- [Aim of the task]: Set the listing down again in full, word for word, with the pictures left out.

- [Dataset extract]:
********************

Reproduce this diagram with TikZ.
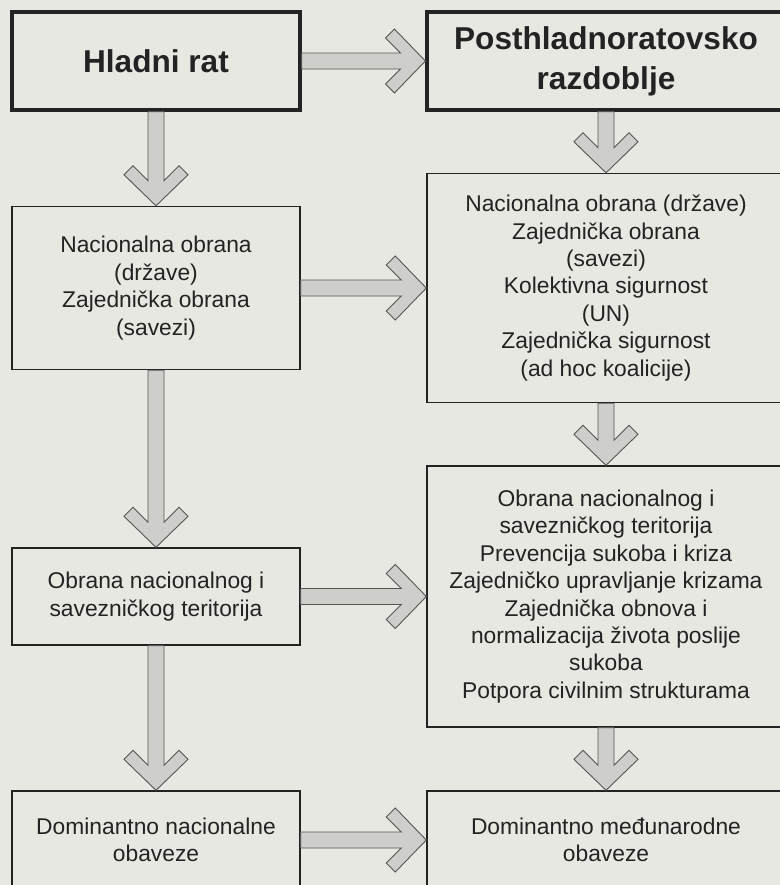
\documentclass[tikz,border=0pt]{standalone}
\usepackage{fontspec}
\setmainfont{Liberation Sans}
\usepackage{tikz}
\usetikzlibrary{calc}
\definecolor{paper}{RGB}{232,232,227}
\definecolor{ink}{RGB}{35,35,35}
\definecolor{arr}{RGB}{206,206,203}
\definecolor{rim}{RGB}{85,85,85}
\tikzstyle{box}=[draw=ink,line width=.7pt,text=ink,align=center,inner sep=0pt,
	font=\fontsize{11.4}{13.7}\selectfont]
\tikzstyle{head}=[box,line width=1.6pt,font=\bfseries\fontsize{15.8}{20}\selectfont]
% fat hollow-headed arrow, tip on the target border
\tikzstyle{fat}=[draw=rim,line width=.45pt,fill=arr,
	to path={($(\tikztostart)!4pt!90:(\tikztotarget)$)
		-- ($(\tikztotarget)!12.5pt!(\tikztostart)!4pt!-90:(\tikztostart)$)
		-- ($(\tikztotarget)!20pt!(\tikztostart)!11.5pt!-90:(\tikztostart)$)
		-- ($(\tikztotarget)!15.5pt!(\tikztostart)!16pt!-90:(\tikztostart)$)
		-- (\tikztotarget)
		-- ($(\tikztotarget)!15.5pt!(\tikztostart)!16pt!90:(\tikztostart)$)
		-- ($(\tikztotarget)!20pt!(\tikztostart)!11.5pt!90:(\tikztostart)$)
		-- ($(\tikztotarget)!12.5pt!(\tikztostart)!4pt!90:(\tikztostart)$)
		-- ($(\tikztostart)!4pt!-90:(\tikztotarget)$)
		-- cycle}]

\begin{document}
\begin{tikzpicture}[x=.5pt,y=-.5pt,node distance=225pt]
	\useasboundingbox[fill=paper] (0,0) rectangle (780,885);
	\node[head,minimum width=144pt,minimum height=49pt] (hr) at (156,61) {Hladni rat};
	\node[head,minimum width=179pt,minimum height=49pt] (pr) [right of=hr] {Posthladnoratovsko\\razdoblje};
	\node[box,minimum width=144pt,minimum height=81.5pt] (hrobr) at (156,288) {Nacionalna obrana\\(države)\\Zajednička obrana\\(savezi)};
	\node[box,minimum width=179pt,minimum height=114.5pt] (probr) [right of=hrobr] {Nacionalna obrana (države)\\Zajednička obrana\\(savezi)\\Kolektivna sigurnost\\(UN)\\Zajednička sigurnost\\(ad hoc koalicije)};
	\node[box,minimum width=144pt,minimum height=48.5pt] (hrter) at (156,596.5) {Obrana nacionalnog i\\savezničkog teritorija};
	\node[box,minimum width=179pt,minimum height=130.5pt] (prter) [right of=hrter] {Obrana nacionalnog i\\savezničkog teritorija\\Prevencija sukoba i kriza\\Zajedničko upravljanje krizama\\Zajednička obnova i\\normalizacija života poslije\\sukoba\\Potpora civilnim strukturama};
	\node[box,minimum width=144pt,minimum height=49pt] (hrobv) at (156,840) {Dominantno nacionalne\\obaveze};
	\node[box,minimum width=179pt,minimum height=49pt] (probv) [right of=hrobv] {Dominantno međunarodne\\obaveze};
	\path
		(hr.east)	edge[fat]	(pr.west)
		(hr.south)	edge[fat]	(hrobr.north)
		(pr.south)	edge[fat]	(probr.north)
		(hrobr.east)	edge[fat]	(probr.west)
		(hrobr.south)	edge[fat]	(hrter.north)
		(probr.south)	edge[fat]	(prter.north)
		(hrter.east)	edge[fat]	(prter.west)
		(hrter.south)	edge[fat]	(hrobv.north)
		(prter.south)	edge[fat]	(probv.north)
		(hrobv.east)	edge[fat]	(probv.west);
\end{tikzpicture}
\end{document}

********************

- [The result]:
Reproduce this diagram with TikZ.
\documentclass[tikz,border=0pt]{standalone}
\usepackage{fontspec}
\setmainfont{Liberation Sans}
\usepackage{tikz}
\usetikzlibrary{calc}
\definecolor{paper}{RGB}{232,232,227}
\definecolor{ink}{RGB}{35,35,35}
\definecolor{arr}{RGB}{206,206,203}
\definecolor{rim}{RGB}{85,85,85}
\tikzstyle{box}=[draw=ink,line width=.7pt,text=ink,align=center,inner sep=0pt,
	font=\fontsize{11.4}{13.7}\selectfont]
\tikzstyle{head}=[box,line width=1.6pt,font=\bfseries\fontsize{15.8}{20}\selectfont]
% fat hollow-headed arrow, tip on the target border
\tikzstyle{fat}=[draw=rim,line width=.45pt,fill=arr,
	to path={($(\tikztostart)!4pt!90:(\tikztotarget)$)
		-- ($(\tikztotarget)!12.5pt!(\tikztostart)!4pt!-90:(\tikztostart)$)
		-- ($(\tikztotarget)!20pt!(\tikztostart)!11.5pt!-90:(\tikztostart)$)
		-- ($(\tikztotarget)!15.5pt!(\tikztostart)!16pt!-90:(\tikztostart)$)
		-- (\tikztotarget)
		-- ($(\tikztotarget)!15.5pt!(\tikztostart)!16pt!90:(\tikztostart)$)
		-- ($(\tikztotarget)!20pt!(\tikztostart)!11.5pt!90:(\tikztostart)$)
		-- ($(\tikztotarget)!12.5pt!(\tikztostart)!4pt!90:(\tikztostart)$)
		-- ($(\tikztostart)!4pt!-90:(\tikztotarget)$)
		-- cycle}]

\begin{document}
\begin{tikzpicture}[x=.5pt,y=-.5pt,node distance=225pt]
	\useasboundingbox[fill=paper] (0,0) rectangle (780,885);
	\node[head,minimum width=144pt,minimum height=49pt] (hr) at (156,61) {Hladni rat};
	\node[head,minimum width=179pt,minimum height=49pt] (pr) [right of=hr] {Posthladnoratovsko\\razdoblje};
	\node[box,minimum width=144pt,minimum height=81.5pt] (hrobr) at (156,288) {Nacionalna obrana\\(države)\\Zajednička obrana\\(savezi)};
	\node[box,minimum width=179pt,minimum height=114.5pt] (probr) [right of=hrobr] {Nacionalna obrana (države)\\Zajednička obrana\\(savezi)\\Kolektivna sigurnost\\(UN)\\Zajednička sigurnost\\(ad hoc koalicije)};
	\node[box,minimum width=144pt,minimum height=48.5pt] (hrter) at (156,596.5) {Obrana nacionalnog i\\savezničkog teritorija};
	\node[box,minimum width=179pt,minimum height=130.5pt] (prter) [right of=hrter] {Obrana nacionalnog i\\savezničkog teritorija\\Prevencija sukoba i kriza\\Zajedničko upravljanje krizama\\Zajednička obnova i\\normalizacija života poslije\\sukoba\\Potpora civilnim strukturama};
	\node[box,minimum width=144pt,minimum height=49pt] (hrobv) at (156,840) {Dominantno nacionalne\\obaveze};
	\node[box,minimum width=179pt,minimum height=49pt] (probv) [right of=hrobv] {Dominantno međunarodne\\obaveze};
	\path
		(hr.east)	edge[fat]	(pr.west)
		(hr.south)	edge[fat]	(hrobr.north)
		(pr.south)	edge[fat]	(probr.north)
		(hrobr.east)	edge[fat]	(probr.west)
		(hrobr.south)	edge[fat]	(hrter.north)
		(probr.south)	edge[fat]	(prter.north)
		(hrter.east)	edge[fat]	(prter.west)
		(hrter.south)	edge[fat]	(hrobv.north)
		(prter.south)	edge[fat]	(probv.north)
		(hrobv.east)	edge[fat]	(probv.west);
\end{tikzpicture}
\end{document}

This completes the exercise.